EXERCISE REQUIREMENTS: Wherever the word "matplotlib" shows up in a line, please copy that line.

|---|

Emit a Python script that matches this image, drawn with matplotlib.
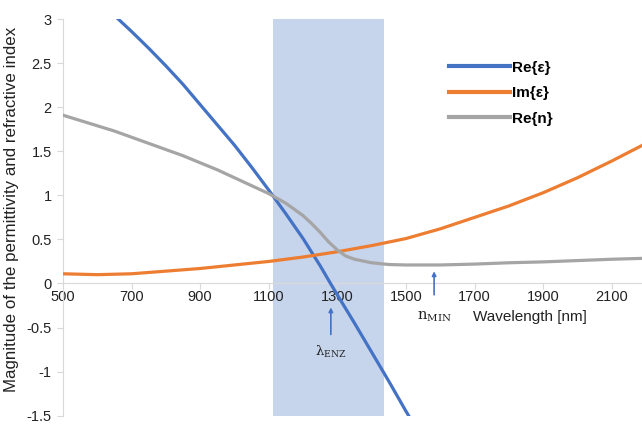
import matplotlib
matplotlib.use("Agg")
import matplotlib.pyplot as plt

plt.rcParams['font.family'] = ['Liberation Sans', 'DejaVu Sans']

# Data
wl_re_eps = [645, 700, 750, 800, 850, 900, 950, 1000, 1050, 1100, 1150, 1200, 1250, 1280,
             1300, 1350, 1400, 1450, 1500, 1520]
re_eps = [3.06, 2.86, 2.67, 2.47, 2.26, 2.03, 1.80, 1.57, 1.32, 1.06, 0.79, 0.51, 0.20, 0.00,
          -0.13, -0.45, -0.78, -1.11, -1.45, -1.58]

wl_im_eps = [500, 600, 700, 800, 900, 1000, 1100, 1200, 1300, 1400, 1500, 1600, 1700, 1800,
             1900, 2000, 2100, 2190]
im_eps = [0.11, 0.10, 0.11, 0.14, 0.17, 0.21, 0.25, 0.30, 0.36, 0.43, 0.51, 0.62, 0.75, 0.88,
          1.03, 1.20, 1.39, 1.57]

wl_re_n = [500, 550, 600, 650, 700, 750, 800, 850, 900, 950, 1000, 1050, 1100, 1150, 1200,
           1225, 1250, 1275, 1300, 1325, 1350, 1400, 1450, 1500, 1600, 1700, 1800, 1900,
           2000, 2100, 2190]
re_n = [1.91, 1.85, 1.79, 1.73, 1.66, 1.59, 1.52, 1.45, 1.37, 1.29, 1.20, 1.11, 1.02, 0.91,
        0.77, 0.68, 0.58, 0.47, 0.38, 0.31, 0.275, 0.235, 0.215, 0.21, 0.21, 0.22, 0.235,
        0.245, 0.26, 0.275, 0.285]

enz_band = (1112, 1436)
lambda_enz = 1281
n_min = 1582

x_ticks = [500, 700, 900, 1100, 1300, 1500, 1700, 1900, 2100]
y_ticks = [-1.5, -1, -0.5, 0, 0.5, 1, 1.5, 2, 2.5, 3]

fig = plt.figure(figsize=(6.42, 4.25), dpi=100)
ax = fig.add_axes([0.098, 0.022, 0.902, 0.933])

ax.axvspan(enz_band[0], enz_band[1], color='#C6D4EC', zorder=0, lw=0)

ax.plot(wl_re_eps, re_eps, color='#4472C4', lw=2.3, label='Re{ε}', zorder=3)
ax.plot(wl_im_eps, im_eps, color='#ED7D31', lw=2.3, label='Im{ε}', zorder=3)
ax.plot(wl_re_n, re_n, color='#A5A5A5', lw=2.3, label='Re{n}', zorder=3)

ax.set_xlim(500, 2188)
ax.set_ylim(-1.5, 3)
ax.set_xticks(x_ticks)
ax.set_yticks(y_ticks)
ax.set_yticklabels([('%g' % v) for v in y_ticks])

for s in ['top', 'right']:
    ax.spines[s].set_visible(False)
ax.spines['bottom'].set_position(('data', 0))
ax.spines['bottom'].set_color('#D9D9D9')
ax.spines['left'].set_color('#D9D9D9')
ax.tick_params(axis='both', colors='#D9D9D9', labelcolor='#222222', labelsize=10.5,
               length=4, width=0.8)
ax.tick_params(axis='x', pad=1)
ax.tick_params(axis='y', pad=4)

ax.set_ylabel('Magnitude of the permittivity and refractive index', fontsize=12.2,
              color='#222222')
ax.yaxis.set_label_coords(-0.075, 0.52)

ax.text(1861, -0.38, 'Wavelength [nm]', fontsize=11, ha='center', va='center', color='#222222')
ax.annotate('', xy=(n_min, 0.17), xytext=(n_min, -0.16),
            arrowprops=dict(arrowstyle='-|>', color='#4472C4', lw=1.2, mutation_scale=6))
ax.text(n_min, -0.38, r'n$_{\mathregular{MIN}}$', fontsize=10.5, ha='center', va='center',
        color='#222222', family=['DejaVu Serif'])
ax.annotate('', xy=(lambda_enz, -0.24), xytext=(lambda_enz, -0.61),
            arrowprops=dict(arrowstyle='-|>', color='#4472C4', lw=1.2, mutation_scale=6))
ax.text(lambda_enz, -0.78, r'λ$_{\mathregular{ENZ}}$', fontsize=9.5, ha='center', va='center',
        color='#222222', family=['DejaVu Serif'])

leg = ax.legend(loc='upper left', bbox_to_anchor=(435 / 642, 1 - 47 / 425),
                bbox_transform=fig.transFigure, frameon=False, handlelength=4.0,
                handletextpad=0.15, labelspacing=0.75, prop={'weight': 'bold', 'size': 11})
for line in leg.get_lines():
    line.set_linewidth(3)

fig.savefig('out.png', dpi=100)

|---|

SOLUTION TO THIS TASK:
Emit a Python script that matches this image, drawn with matplotlib.
import matplotlib
matplotlib.use("Agg")
import matplotlib.pyplot as plt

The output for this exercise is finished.